I don’t know if you were actually guilty of those things of which you were accused (let’s face it, the truth is hard to discern these days), but what I do know is that your encounter with Jesus transformed you on a deeply personal level. Sort of like how Jacob walked with a limp for the rest of his life after that night of wrestling with the angel of the Lord. But unlike Jacob, whose hip was thrown out of joint, your experience made you whole. The warmth you shared with a charismatic stranger that day over some bread and wine meant that there was no going back to the way things were. To experience real love and acceptance often does that to a person.
The truth is that this Jesus who you came to see, he was actually seeking you the whole time. Your fractured, fragmented relationships began the hard work of healing and reconciliation the minute that stranger walked through your door: “For the Son of Man came to seek out and to save the lost.” By restoring you to your community, by insisting that you also were a child of Abraham, he was making your community whole again, too.
Jesus said that it’s easier for a camel to go through the eye of a needle than it is for someone who is rich to enter the Kingdom.
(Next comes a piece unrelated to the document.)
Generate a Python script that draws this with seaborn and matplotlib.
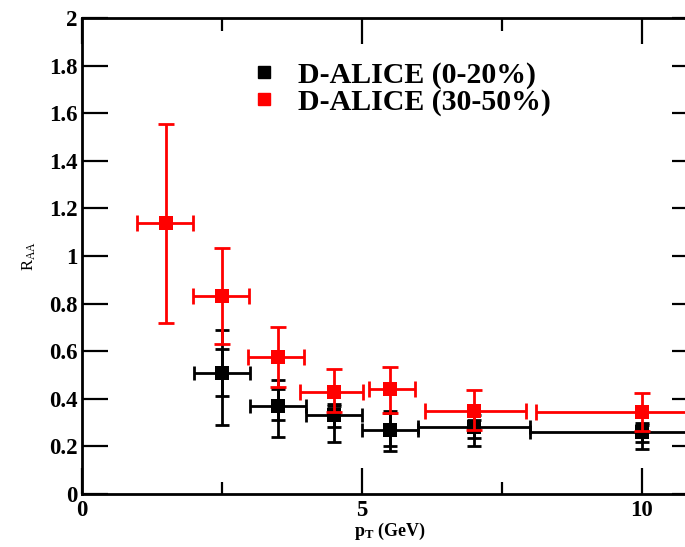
import matplotlib
matplotlib.use("Agg")
import matplotlib.pyplot as plt
import seaborn as sns
import numpy as np
import pandas as pd
from matplotlib.lines import Line2D
from matplotlib.ticker import FixedLocator

# ---- data ----
pt_red = [1.5, 2.5, 3.5, 4.5, 5.5, 7.0, 10.0]
raa_red = [1.14, 0.83, 0.575, 0.43, 0.44, 0.35, 0.345]
red_lo = [0.72, 0.63, 0.45, 0.345, 0.34, 0.27, 0.265]
red_hi = [1.555, 1.035, 0.70, 0.525, 0.535, 0.435, 0.425]
red_xlo = [0.99, 1.98, 2.97, 3.9, 5.13, 6.12, 8.1]
red_xhi = [1.98, 2.99, 3.96, 5.02, 5.95, 7.93, 12.0]

pt_blk = [2.5, 3.5, 4.5, 5.5, 7.0, 10.0]
raa_blk = [0.51, 0.37, 0.33, 0.27, 0.28, 0.26]
blk_stat_lo = [0.29, 0.24, 0.22, 0.18, 0.20, 0.19]
blk_stat_hi = [0.69, 0.48, 0.38, 0.35, 0.33, 0.30]
blk_sys_lo = [0.41, 0.31, 0.28, 0.20, 0.235, 0.22]
blk_sys_hi = [0.61, 0.44, 0.37, 0.34, 0.31, 0.29]
blk_xlo = [2.0, 3.0, 4.0, 5.0, 6.0, 8.0]
blk_xhi = [3.0, 4.0, 5.0, 6.0, 8.0, 12.0]

labels = ["D-ALICE (0-20%)", "D-ALICE (30-50%)"]
x_ticks = [0, 5, 10]
y_ticks = [0, 0.2, 0.4, 0.6, 0.8, 1, 1.2, 1.4, 1.6, 1.8, 2]
y_ticklabels = ["0", "0.2", "0.4", "0.6", "0.8", "1", "1.2", "1.4", "1.6", "1.8", "2"]

sns.set_theme(style="ticks")
plt.rcParams['font.family'] = ['Liberation Serif', 'DejaVu Serif']
plt.rcParams['mathtext.fontset'] = 'custom'
plt.rcParams['mathtext.rm'] = 'Liberation Serif'
plt.rcParams['mathtext.it'] = 'Liberation Serif:italic'
plt.rcParams['mathtext.bf'] = 'Liberation Serif:bold'
plt.rcParams['text.color'] = 'black'
plt.rcParams['axes.labelcolor'] = 'black'
plt.rcParams['xtick.color'] = 'black'
plt.rcParams['ytick.color'] = 'black'

fig = plt.figure(figsize=(6.85, 5.47), dpi=100)
W, H = 685, 547
left_px, right_px, bot_px, top_px = 82, 698, 494, 18
ax = fig.add_axes([left_px / W, 1 - bot_px / H, (right_px - left_px) / W, (bot_px - top_px) / H])

df_red = pd.DataFrame({"pt": pt_red, "raa": raa_red})
df_blk = pd.DataFrame({"pt": pt_blk, "raa": raa_blk})

b_raa = np.array(raa_blk)
b_pt = np.array(pt_blk)
ax.errorbar(b_pt, b_raa,
            yerr=[b_raa - np.array(blk_stat_lo), np.array(blk_stat_hi) - b_raa],
            xerr=[b_pt - np.array(blk_xlo), np.array(blk_xhi) - b_pt],
            fmt='none', ecolor='black', elinewidth=2, capsize=5, capthick=2, zorder=2)
ax.errorbar(b_pt, b_raa,
            yerr=[b_raa - np.array(blk_sys_lo), np.array(blk_sys_hi) - b_raa],
            fmt='none', ecolor='black', elinewidth=2, capsize=5, capthick=2, zorder=2)
sns.scatterplot(data=df_blk, x="pt", y="raa", marker='s', s=88, color='black',
                edgecolor='black', linewidth=0, ax=ax, zorder=3, legend=False)

r_raa = np.array(raa_red)
r_pt = np.array(pt_red)
ax.errorbar(r_pt, r_raa,
            yerr=[r_raa - np.array(red_lo), np.array(red_hi) - r_raa],
            xerr=[r_pt - np.array(red_xlo), np.array(red_xhi) - r_pt],
            fmt='none', ecolor='#ff0000', elinewidth=2, capsize=6, capthick=2, zorder=4)
sns.scatterplot(data=df_red, x="pt", y="raa", marker='s', s=88, color='#ff0000',
                edgecolor='#ff0000', linewidth=0, ax=ax, zorder=5, legend=False)

ax.set_xlim(0, 11)
ax.set_ylim(0, 2)
ax.xaxis.set_minor_locator(FixedLocator([2.5, 7.5]))
ax.set_xticks(x_ticks)
ax.set_xticklabels([str(t) for t in x_ticks])
ax.set_yticks(y_ticks)
ax.set_yticklabels(y_ticklabels)

ax.tick_params(axis='both', which='major', direction='in', length=19, width=1.6,
               top=True, right=True, labelsize=16.5, pad=4, color='black', labelcolor='black')
ax.tick_params(axis='y', which='major', pad=3)
ax.tick_params(axis='both', which='minor', direction='in', length=9, width=1.6,
               top=True, right=True, color='black')
for lab in ax.get_xticklabels() + ax.get_yticklabels():
    lab.set_fontweight('bold')
for sp in ax.spines.values():
    sp.set_linewidth(2)
    sp.set_color('black')

ax.set_xlabel(r'$\mathbf{p_T}$ (GeV)', fontsize=13, fontweight='bold', labelpad=0, color='black')
ax.set_ylabel(r'R$_{\rm AA}$', fontsize=12, labelpad=8, color='black')

handles = [Line2D([0], [0], marker='s', linestyle='none', color='black', markersize=8.5),
           Line2D([0], [0], marker='s', linestyle='none', color='#ff0000', markersize=8.5)]
leg = ax.legend(handles, labels, loc='upper left', bbox_to_anchor=(0.254, 0.94),
                frameon=False, prop={'family': 'Liberation Serif', 'weight': 'bold', 'size': 21.5},
                handlelength=0.7, handletextpad=0.8, labelspacing=0.0, borderpad=0,
                labelcolor='black')

fig.savefig("out.png", dpi=100)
But he also said that what is impossible for humans becomes a sign of God’s mighty deeds of salvation working among us right here and now. The upshot of all this, Zacchaeus, is that you too belong among God’s people, against all appearances. You too were counted as lost by those who passed you on the street, sat next to you in your synagogue. Jesus insists that you are just the sort of person that God is looking for. And no offense intended, of course, but if God can make a righteous child of Abraham out of you, I’m holding onto hope that there’s a place for me, too.
Your brother in Christ,
Joshua
[1] Joel B. Green, The Gospel of Luke, NICNT (Grand Rapids: Eerdmans, 1997), 669–70.